DATASET RECORDS:
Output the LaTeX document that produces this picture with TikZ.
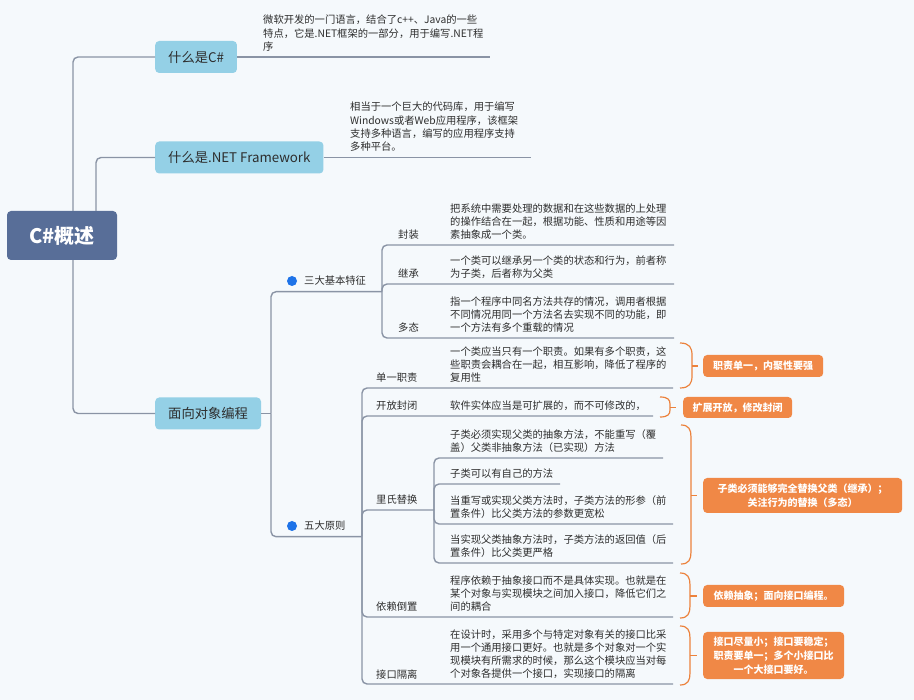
\documentclass[tikz,border=0pt]{standalone}
\usepackage{fontspec}
\setmainfont{Noto Sans CJK SC}
\definecolor{bgc}{RGB}{245,249,252}
\definecolor{linec}{RGB}{138,148,165}
\definecolor{topicblue}{RGB}{148,208,230}
\definecolor{rootblue}{RGB}{88,110,152}
\definecolor{textdark}{RGB}{45,45,45}
\definecolor{orangef}{RGB}{240,136,70}
\definecolor{orangel}{RGB}{236,130,60}
\definecolor{dotblue}{RGB}{30,115,232}
\tikzset{
  conn/.style={draw=linec, line width=1.4pt, rounded corners=5pt},
  topic/.style={fill=topicblue, rounded corners=4pt, text=textdark, font=\fontsize{13.3pt}{16pt}\selectfont, inner xsep=13pt, inner ysep=0pt, minimum height=32pt, anchor=west},
  rootnode/.style={fill=rootblue, rounded corners=4pt, text=white, font=\fontsize{20pt}{24pt}\selectfont\bfseries, minimum width=110pt, minimum height=49pt},
  desc/.style={inner sep=0pt, text=textdark, font=\fontsize{10.3pt}{13pt}\selectfont},
  lbl/.style={desc, anchor=base west},
  sumbox/.style={fill=orangef, rounded corners=4pt, text=white, font=\fontsize{10pt}{14pt}\selectfont\bfseries, align=center, inner sep=0pt, anchor=west},
  brk/.style={draw=orangel, line width=1.2pt},
  bdot/.style={circle, fill=dotblue, inner sep=0pt, minimum size=10pt},
}
% #1 name prefix, #2 x, #3 first baseline y, #4 lines
\newcommand\para[4]{%
  \foreach \t [count=\i] in {#4} {%
    \node[desc, anchor=base west] (#1\i) at (#2, {#3+(\i-1)*13.3}) {\t};
  }}
% #1 x0, #2 top, #3 bottom, #4 width, #5 radius
\newcommand\obrk[5]{%
  \draw[brk] (#1,#2) .. controls ({#1+#4*0.8},#2) and ({#1+#4},{#2+#5*0.4}) .. ({#1+#4},{#2+#5})
    -- ({#1+#4},{#3-#5}) .. controls ({#1+#4},{#3-#5*0.4}) and ({#1+#4*0.8},#3) .. (#1,#3);}
\begin{document}
\begin{tikzpicture}[x=1pt,y=-1pt]
\useasboundingbox (0,0) rectangle (914,700);
\fill[bgc] (0,0) rectangle (914,700);

% main nodes
\node[rootnode] (root) at (62,235.5) {C\#概述};
\node[topic] (csharp) at (155,57) {什么是C\#};
\node[topic] (net) at (155,157.5) {什么是.NET Framework};
\node[topic] (oop) at (155,413.5) {面向对象编程};

\draw[conn] ([xshift=11pt]root.north) |- (csharp.west);
\draw[conn] ([xshift=34pt]root.north) |- (net.west);
\draw[conn] ([xshift=11pt]root.south) |- (oop.west);

% top notes
\coordinate (csE) at (490,57);
\coordinate (netE) at (531,157.5);
\draw[conn] (csharp.east) -- (csE);
\draw[conn] (net.east) -- (netE);
\para{cs}{263}{24}{微软开发的一门语言，结合了c++、Java的一些, 特点，它是.NET框架的一部分，用于编写.NET程, 序}
\para{nt}{350}{111}{相当于一个巨大的代码库，用于编写, Windows或者Web应用程序，该框架, 支持多种语言，编写的应用程序支持, 多种平台。}

% OOP branch
\coordinate (oopJ) at (271,413.5);
\coordinate (sanJ) at (382,291.7);
\coordinate (wuJ) at (362,536.7);
\draw[conn] (oop.east) -- (oopJ);
\draw[conn] (oopJ) |- (sanJ);
\draw[conn] (oopJ) |- (wuJ);
\node[bdot] (d1) at (292,281) {};
\node[lbl] (san) at (304,285) {三大基本特征};
\node[bdot] (d2) at (292,526) {};
\node[lbl] (wu) at (304,530) {五大原则};

% three features
\coordinate (fzE) at (674,245);
\coordinate (jcE) at (674,284);
\coordinate (dtE) at (674,338);
\draw[conn] (sanJ) |- (fzE);
\draw[conn] (sanJ) |- (jcE);
\draw[conn] (sanJ) |- (dtE);
\node[lbl] (fz) at (398,239) {封装};
\node[lbl] (jc) at (398,278) {继承};
\node[lbl] (dt) at (398,332) {多态};
\para{fzd}{450}{212.4}{把系统中需要处理的数据和在这些数据的上处理, 的操作结合在一起，根据功能、性质和用途等因, 素抽象成一个类。}
\para{jcd}{450}{264.7}{一个类可以继承另一个类的状态和行为，前者称, 为子类，后者称为父类}
\para{dtd}{450}{305.4}{指一个程序中同名方法共存的情况，调用者根据, 不同情况用同一个方法名去实现不同的功能，即, 一个方法有多个重载的情况}

% five principles
\coordinate (dyE) at (673,388);
\coordinate (kfE) at (653,416);
\coordinate (lsJ) at (434,510);
\coordinate (ylE) at (673,617);
\coordinate (jkE) at (673,684);
\draw[conn] (wuJ) |- (dyE);
\draw[conn] (wuJ) |- (kfE);
\draw[conn] (wuJ) |- (lsJ);
\draw[conn] (wuJ) |- (ylE);
\draw[conn] (wuJ) |- (jkE);
\node[lbl] (dy) at (376,382) {单一职责};
\node[lbl] (kf) at (376,410) {开放封闭};
\node[lbl] (ls) at (376,504) {里氏替换};
\node[lbl] (yl) at (376,611) {依赖倒置};
\node[lbl] (jk) at (376,678) {接口隔离};
\para{dyd}{450}{355.4}{一个类应当只有一个职责。如果有多个职责，这, 些职责会耦合在一起，相互影响，降低了程序的, 复用性}
\para{kfd}{450}{410}{软件实体应当是可扩展的，而不可修改的，}
\para{yld}{450}{584.4}{程序依赖于抽象接口而不是具体实现。也就是在, 某个对象与实现模块之间加入接口，降低它们之, 间的耦合}
\para{jkd}{450}{638}{在设计时，采用多个与特定对象有关的接口比采, 用一个通用接口更好。也就是多个对象对一个实, 现模块有所需求的时候，那么这个模块应当对每, 个对象各提供一个接口，实现接口的隔离}

% Liskov children
\coordinate (ls1E) at (663,458);
\coordinate (ls2E) at (560,484);
\coordinate (ls3E) at (673,524);
\coordinate (ls4E) at (673,563);
\draw[conn] (lsJ) |- (ls1E);
\draw[conn] (lsJ) |- (ls2E);
\draw[conn] (lsJ) |- (ls3E);
\draw[conn] (lsJ) |- (ls4E);
\para{lsa}{450}{438.7}{子类必须实现父类的抽象方法，不能重写（覆, 盖）父类非抽象方法（已实现）方法}
\para{lsb}{450}{478}{子类可以有自己的方法}
\para{lsc}{450}{504.7}{当重写或实现父类方法时，子类方法的形参（前, 置条件）比父类方法的参数更宽松}
\para{lsd}{450}{543.7}{当实现父类抽象方法时，子类方法的返回值（后, 置条件）比父类更严格}

% summaries
\node[sumbox, minimum width=120pt, minimum height=22pt] (s1) at (703,366) {职责单一，内聚性要强};
\node[sumbox, minimum width=109pt, minimum height=21pt] (s2) at (683,407.5) {扩展开放，修改封闭};
\node[sumbox, minimum width=199pt, minimum height=35pt] (s3) at (703,495.5) {子类必须能够完全替换父类（继承）；\\关注行为的替换（多态）};
\node[sumbox, minimum width=141pt, minimum height=22pt] (s4) at (703,596) {依赖抽象；面向接口编程。};
\node[sumbox, minimum width=141pt, minimum height=47pt] (s5) at (703,655.5) {接口尽量小；接口要稳定；\\职责要单一；多个小接口比\\一个大接口要好。};

\obrk{680}{343}{388}{12}{12}
\obrk{660}{397}{417}{10}{7}
\obrk{681}{425}{564}{10}{12}
\obrk{680}{573}{618}{10}{12}
\obrk{680}{626}{685}{10}{12}
\draw[brk] ([xshift=-11pt]s1.west) -- ([xshift=-5pt]s1.west);
\draw[brk] ([xshift=-13pt]s2.west) -- ([xshift=-7pt]s2.west);
\draw[brk] ([xshift=-12pt]s3.west) -- ([xshift=-6pt]s3.west);
\draw[brk] ([xshift=-13pt]s4.west) -- ([xshift=-6pt]s4.west);
\draw[brk] ([xshift=-13pt]s5.west) -- ([xshift=-6pt]s5.west);
\end{tikzpicture}
\end{document}
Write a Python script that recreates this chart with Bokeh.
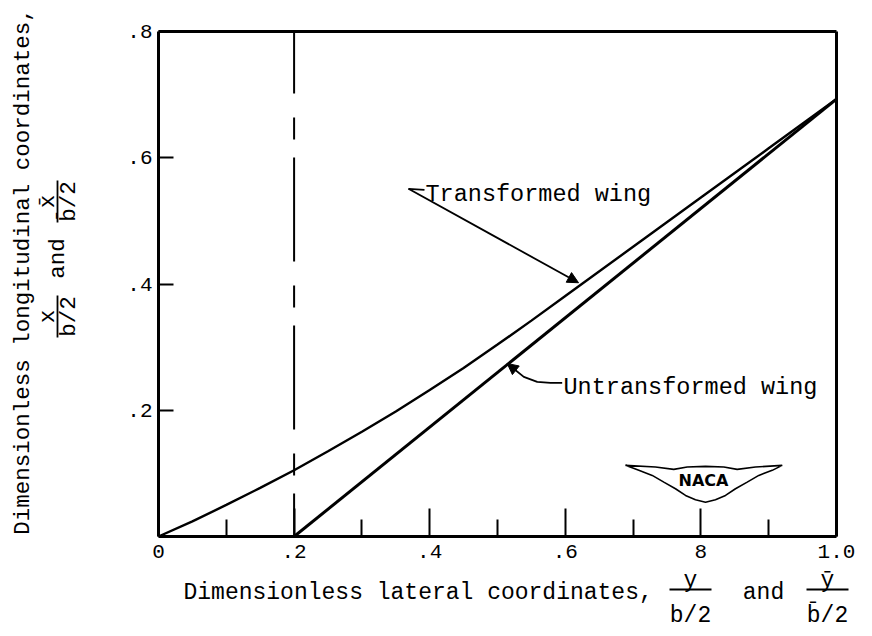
import math
from bokeh.plotting import figure
from bokeh.models import Range1d, FixedTicker, Label, Arrow, NormalHead, LinearAxis
from bokeh.embed import file_html
from bokeh.resources import INLINE

# ---------------- data ----------------
x_ticks = [0.0, 0.2, 0.4, 0.6, 0.8, 1.0]
x_tick_labels = ["0", ".2", ".4", ".6", "8", "1.0"]
x_minor = [0.1, 0.3, 0.5, 0.7, 0.9]
y_ticks = [0.2, 0.4, 0.6, 0.8]
y_tick_labels = [".2", ".4", ".6", ".8"]

# transformed wing (curve from the origin)
trans_x = [0.0, 0.05, 0.1, 0.15, 0.2, 0.25, 0.3, 0.35, 0.4, 0.45, 0.5, 0.55, 0.6,
           0.7, 0.8, 0.9, 1.0]
trans_y = [0.0, 0.024, 0.050, 0.077, 0.105, 0.135, 0.166, 0.198, 0.232, 0.267,
           0.304, 0.342, 0.381, 0.459, 0.537, 0.615, 0.693]
# untransformed wing (straight line)
untrans_x = [0.2, 1.0]
untrans_y = [0.0, 0.693]
# dashed reference line
dash_x = [0.2, 0.2]
dash_y = [0.8, 0.0]

# NACA logo outline
logo_x = [0.6888, 0.7330, 0.7600, 0.7798, 0.8068, 0.8338, 0.8535, 0.8805, 0.9199,
          0.9052, 0.8854, 0.8683, 0.8510, 0.8363, 0.8215, 0.8068, 0.7920, 0.7773,
          0.7625, 0.7453, 0.7282, 0.7084]
logo_y = [0.1127, 0.1100, 0.1063, 0.1100, 0.1111, 0.1100, 0.1063, 0.1100, 0.1127,
          0.1048, 0.0968, 0.0862, 0.0757, 0.0651, 0.0583, 0.0544, 0.0583, 0.0651,
          0.0757, 0.0862, 0.0968, 0.1048]

# annotation leaders
trans_leader_x = [0.3923, 0.3687]
trans_leader_y = [0.5492, 0.5508]
trans_arrow = (0.3687, 0.5508, 0.6195, 0.4020)
untrans_leader_x = [0.5954, 0.5782, 0.5586, 0.5388, 0.5217]
untrans_leader_y = [0.2433, 0.2433, 0.2449, 0.2529, 0.2678]
untrans_arrow = (0.5217, 0.2678, 0.5143, 0.2741)

# ---------------- layout helpers (picture pixel -> data) ----------------
W, H = 864, 628
FX0, FX1 = 158, 836   # x = 0 and x = 1 in pixels
FY0, FY1 = 536, 31    # y = 0 and y = 0.8 in pixels


def dx(px):
    return (px - FX0) / (FX1 - FX0)


def dy(py):
    return (FY0 - py) / (FY0 - FY1) * 0.8


FONT = "Liberation Mono"

p = figure(width=W, height=H, output_backend="svg", toolbar_location=None,
           x_range=Range1d(dx(0), dx(W)), y_range=Range1d(dy(H), dy(0)),
           min_border=0, min_border_left=0, min_border_right=0,
           min_border_top=0, min_border_bottom=0,
           background_fill_color="white", border_fill_color="white")
p.xgrid.visible = False
p.ygrid.visible = False
p.outline_line_color = None

p.xaxis.fixed_location = 0
p.xaxis.bounds = (0, 1)
p.yaxis.fixed_location = 0
p.yaxis.bounds = (0, 0.8)
p.xaxis.ticker = FixedTicker(ticks=x_ticks, minor_ticks=x_minor)
p.xaxis.major_label_overrides = {t: l for t, l in zip(x_ticks, x_tick_labels)}
p.yaxis.ticker = FixedTicker(ticks=y_ticks, minor_ticks=[])
p.yaxis.major_label_overrides = {t: l for t, l in zip(y_ticks, y_tick_labels)}

for ax in (p.xaxis[0], p.yaxis[0]):
    ax.axis_line_width = 3
    ax.axis_line_color = "black"
    ax.major_tick_out = 0
    ax.minor_tick_out = 0
    ax.major_tick_line_width = 2
    ax.minor_tick_line_width = 2
    ax.major_tick_line_color = "black"
    ax.minor_tick_line_color = "black"
    ax.major_label_text_font = FONT
    ax.major_label_text_font_size = "21px"
    ax.major_label_text_color = "black"

p.xaxis.major_tick_in = 28
p.xaxis.minor_tick_in = 17
p.xaxis.major_label_standoff = 8
p.yaxis.major_tick_in = 15
p.yaxis.minor_tick_in = 0
p.yaxis.major_label_standoff = 6

# top and right edges of the box
top_ax = LinearAxis(fixed_location=0.8, bounds=(0, 1), ticker=FixedTicker(ticks=[]),
                    axis_line_width=3, axis_line_color="black",
                    major_tick_line_color=None, minor_tick_line_color=None,
                    major_label_text_font_size="0px")
right_ax = LinearAxis(fixed_location=1.0, bounds=(0, 0.8), ticker=FixedTicker(ticks=[]),
                      axis_line_width=3, axis_line_color="black",
                      major_tick_line_color=None, minor_tick_line_color=None,
                      major_label_text_font_size="0px")
p.add_layout(top_ax, "above")
p.add_layout(right_ax, "right")

# ---------------- curves ----------------
p.line(dash_x, dash_y, line_color="black", line_width=2,
       line_dash="104 24 22 18", line_dash_offset=42)
p.line(trans_x, trans_y, line_color="black", line_width=2.4)
p.line(untrans_x, untrans_y, line_color="black", line_width=3)

# ---------------- annotations ----------------
p.line(trans_leader_x, trans_leader_y, line_color="black", line_width=1.8)
p.add_layout(Arrow(x_start=trans_arrow[0], y_start=trans_arrow[1],
                   x_end=trans_arrow[2], y_end=trans_arrow[3],
                   line_width=1.8, line_color="black",
                   end=NormalHead(size=11, fill_color="black", line_color="black")))
p.line(untrans_leader_x, untrans_leader_y, line_color="black", line_width=1.8)
p.add_layout(Arrow(x_start=untrans_arrow[0], y_start=untrans_arrow[1],
                   x_end=untrans_arrow[2], y_end=untrans_arrow[3],
                   line_width=1.8, line_color="black",
                   end=NormalHead(size=11, fill_color="black", line_color="black")))


def lab(px, py, text, size="23px", align="center", baseline="alphabetic", angle=0.0,
        font=FONT, style="normal"):
    p.add_layout(Label(x=dx(px), y=dy(py), text=text, text_font=font,
                       text_font_size=size, text_align=align, text_font_style=style,
                       text_baseline=baseline, angle=angle, text_color="black"))


def bar(px0, py0, px1, py1, w=1.8):
    p.add_layout(Arrow(x_start=dx(px0), y_start=dy(py0), x_end=dx(px1), y_end=dy(py1),
                       end=None, start=None, line_width=w, line_color="black"))


lab(425, 194, "Transformed wing", size="23.5px", align="left")
lab(563, 387, "Untransformed wing", size="23.5px", align="left")

# NACA logo
p.patch(logo_x, logo_y, fill_color="white", line_color="black", line_width=1.6)
lab(703, 480, "NACA", size="16px", baseline="middle", font="DejaVu Sans", style="bold")

# x-axis title
lab(183, 592, "Dimensionless lateral coordinates,", align="left")
lab(690, 580, "y")
bar(669, 589, 711, 589)
lab(690, 615, "b/2")
lab(763, 592, "and")
lab(827, 580, "y\u0304")
bar(806, 589, 848, 589)
lab(827, 615, "b\u0304/2")

# y-axis title (rotated)
R = math.pi / 2
lab(22, 271, "Dimensionless longitudinal coordinates,", size="22.5px",
    baseline="middle", angle=R)
lab(47, 316, "x", size="22.5px", baseline="middle", angle=R)
bar(57, 295, 57, 337)
lab(68, 316, "b/2", size="22.5px", baseline="middle", angle=R)
lab(57, 258, "and", size="22.5px", baseline="middle", angle=R)
lab(47, 201, "x\u0304", size="22.5px", baseline="middle", angle=R)
bar(57, 180, 57, 222)
lab(68, 201, "b\u0304/2", size="22.5px", baseline="middle", angle=R)

open("out.html", "w").write(file_html(p, INLINE))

WHAT YOU ARE ASKED TO DO:
Return, please, the exact lines from the beginning of the entries above through the line containing "([xshift=11pt]root.south) |- (oop.west);", both included; pictures are left out.

RESULT FOR THIS TASK:
Output the LaTeX document that produces this picture with TikZ.
\documentclass[tikz,border=0pt]{standalone}
\usepackage{fontspec}
\setmainfont{Noto Sans CJK SC}
\definecolor{bgc}{RGB}{245,249,252}
\definecolor{linec}{RGB}{138,148,165}
\definecolor{topicblue}{RGB}{148,208,230}
\definecolor{rootblue}{RGB}{88,110,152}
\definecolor{textdark}{RGB}{45,45,45}
\definecolor{orangef}{RGB}{240,136,70}
\definecolor{orangel}{RGB}{236,130,60}
\definecolor{dotblue}{RGB}{30,115,232}
\tikzset{
  conn/.style={draw=linec, line width=1.4pt, rounded corners=5pt},
  topic/.style={fill=topicblue, rounded corners=4pt, text=textdark, font=\fontsize{13.3pt}{16pt}\selectfont, inner xsep=13pt, inner ysep=0pt, minimum height=32pt, anchor=west},
  rootnode/.style={fill=rootblue, rounded corners=4pt, text=white, font=\fontsize{20pt}{24pt}\selectfont\bfseries, minimum width=110pt, minimum height=49pt},
  desc/.style={inner sep=0pt, text=textdark, font=\fontsize{10.3pt}{13pt}\selectfont},
  lbl/.style={desc, anchor=base west},
  sumbox/.style={fill=orangef, rounded corners=4pt, text=white, font=\fontsize{10pt}{14pt}\selectfont\bfseries, align=center, inner sep=0pt, anchor=west},
  brk/.style={draw=orangel, line width=1.2pt},
  bdot/.style={circle, fill=dotblue, inner sep=0pt, minimum size=10pt},
}
% #1 name prefix, #2 x, #3 first baseline y, #4 lines
\newcommand\para[4]{%
  \foreach \t [count=\i] in {#4} {%
    \node[desc, anchor=base west] (#1\i) at (#2, {#3+(\i-1)*13.3}) {\t};
  }}
% #1 x0, #2 top, #3 bottom, #4 width, #5 radius
\newcommand\obrk[5]{%
  \draw[brk] (#1,#2) .. controls ({#1+#4*0.8},#2) and ({#1+#4},{#2+#5*0.4}) .. ({#1+#4},{#2+#5})
    -- ({#1+#4},{#3-#5}) .. controls ({#1+#4},{#3-#5*0.4}) and ({#1+#4*0.8},#3) .. (#1,#3);}
\begin{document}
\begin{tikzpicture}[x=1pt,y=-1pt]
\useasboundingbox (0,0) rectangle (914,700);
\fill[bgc] (0,0) rectangle (914,700);

% main nodes
\node[rootnode] (root) at (62,235.5) {C\#概述};
\node[topic] (csharp) at (155,57) {什么是C\#};
\node[topic] (net) at (155,157.5) {什么是.NET Framework};
\node[topic] (oop) at (155,413.5) {面向对象编程};

\draw[conn] ([xshift=11pt]root.north) |- (csharp.west);
\draw[conn] ([xshift=34pt]root.north) |- (net.west);
\draw[conn] ([xshift=11pt]root.south) |- (oop.west);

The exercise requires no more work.